Youth unemployment and underemployment are growing challenges worldwide, especially for college graduates. Families have long invested in higher education for their children, dreaming of careers in fields that require specific skills and expertise like law, banking, engineering, or diplomacy. College enrollment rates surged, tripling from 14% in 1990 to 42% in 2022. Yet, many of these ambitions have not materialized. In 2023, one in five young people globally were not in employment, education, or training, with women making up two-thirds of this group. In the United States, over half of recent college graduates are in jobs that do not require a college degree.
The lack of productive and stable white-collar jobs for those with university diplomas is especially acute in developing economies, where the creation of such jobs lags. In low- and lower-middle-income countries, more than a fifth of those under age 30 who have postsecondary qualifications are unemployed, much higher than those with a basic education. In Sub-Saharan Africa, nearly three out of four young adult workers aged 25 to 29 were in insecure jobs – meaning they were either self-employed or in temporary positions. In the Arab States and North Africa, one in three economically active youth are unemployed. China also experienced a significant spike in its official youth unemployment rate in recent years, surpassing 20% in June 2023.

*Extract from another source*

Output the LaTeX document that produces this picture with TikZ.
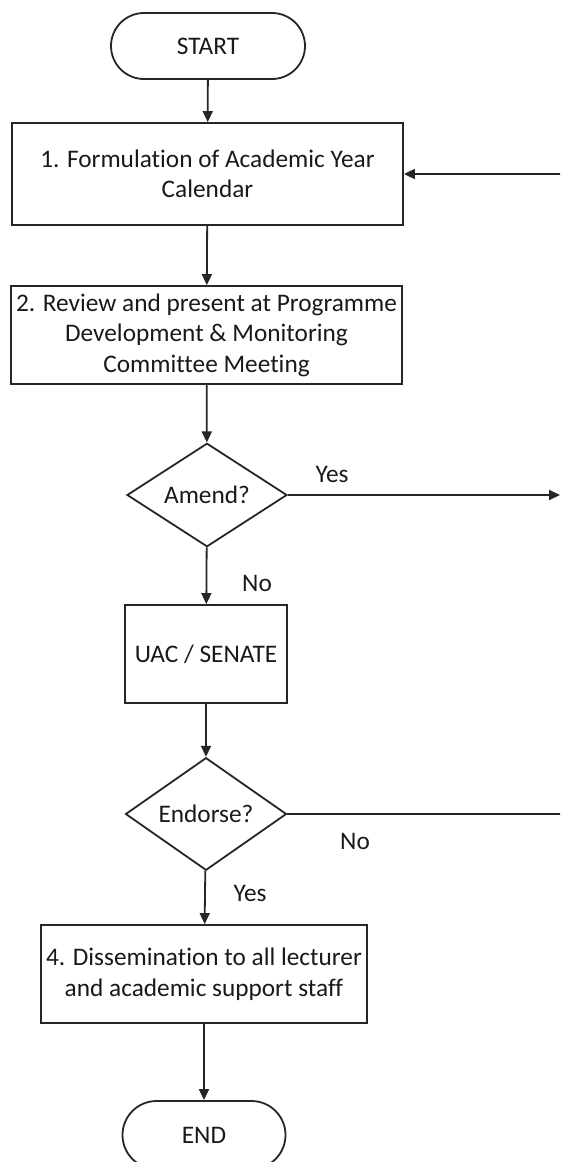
\documentclass[tikz,border=0pt]{standalone}
\usepackage{fontspec}
\setmainfont{Carlito}[Ligatures=NoCommon]
\usetikzlibrary{shapes.geometric,shapes.misc,arrows.meta}
\begin{document}
\begin{tikzpicture}[x=1pt,y=-1pt,
  every node/.style={font=\fontsize{25.3}{30.5}\selectfont, text=black!90},
  line/.style={draw=black!85, line width=1.8pt},
  arr/.style={line, -{Triangle[length=11pt,width=10pt]}},
  term/.style={line, rounded rectangle, inner sep=0pt},
  proc/.style={line, rectangle, inner sep=0pt, align=center},
  dec/.style={line, diamond, inner sep=0pt},
  lbl/.style={inner sep=0pt}]
\useasboundingbox (0,0) rectangle (560,1162);
\clip (0,0) rectangle (560,1162);
\node[term, minimum width=194pt, minimum height=66pt] (start) at (208,46) {START};
\node[proc, minimum width=391pt, minimum height=102pt] (b1) at (207.5,174) {1. Formulation of Academic Year\\Calendar};
\node[proc, minimum width=391pt, minimum height=98pt] (b2) at (206.5,335) {2. Review and present at Programme\\Development \& Monitoring\\Committee Meeting};
\node[dec, minimum width=160pt, minimum height=96pt] (d1) at (207,495) {Amend?};
\node[proc, minimum width=162pt, minimum height=98pt] (uac) at (206,654) {UAC / SENATE};
\node[dec, minimum width=161pt, minimum height=96pt] (d2) at (206,814) {Endorse?};
\node[proc, minimum width=326pt, minimum height=98pt] (b4) at (204,974) {4. Dissemination to all lecturer\\and academic support staff};
\node[term, minimum width=163pt, minimum height=68pt] (end) at (204,1135) {END};
\node[lbl] (yes1) at (332,474) {Yes};
\node[lbl] (no1) at (257,583) {No};
\node[lbl] (no2) at (355,841) {No};
\node[lbl] (yes2) at (250,893) {Yes};
\coordinate (r1) at (562,174);
\coordinate (r2) at (560,495);
\coordinate (r3) at (562,814);
\draw[arr] (start) -- (b1);
\draw[arr] (b1) -- (b2);
\draw[arr] (b2) -- (d1);
\draw[arr] (d1) -- (uac);
\draw[arr] (uac) -- (d2);
\draw[arr] (d2) -- (b4);
\draw[arr] (b4) -- (end);
\draw[arr] (d1.east) -- (r2);
\draw[line] (d2.east) -- (r3);
\draw[arr] (r1) -- (b1.east);
\end{tikzpicture}
\end{document}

As this crisis unfolds, a new player has entered the job market: Generative Artificial Intelligence (GenAI). Will it be the solution we’ve been waiting for, or will it exacerbate an already dire situation? Our recent working paper examines how GenAI might affect the economy – its growth, changes in industry structure, and international production patterns. Here’s what we discovered:
1. GenAI Predominantly Boosts Productivity in High-Skill Services
GenAI is set to have a significant impact on white-collar jobs within high-skill services sectors, which are typically filled by those with a college education. Unlike previous waves of digital technologies, which primarily expedited routine tasks or made predictions by recognizing data patterns, GenAI’s ability to synthesize and generate ideas and content intersects with a substantial portion of tasks in white-collar occupations. Several studies consistently indicate that the jobs most exposed to GenAI are concentrated in high-skill services (Eloundou et al. 2023; Gmyrek, Berg, and Bescond 2023; World Economic Forum 2023; Melina et al. 2024). Our findings reveal that finance and insurance, ICT services, and professional services—three high-skill, high-income, and highly digitalized industries—are the most vulnerable to the influence of GenAI.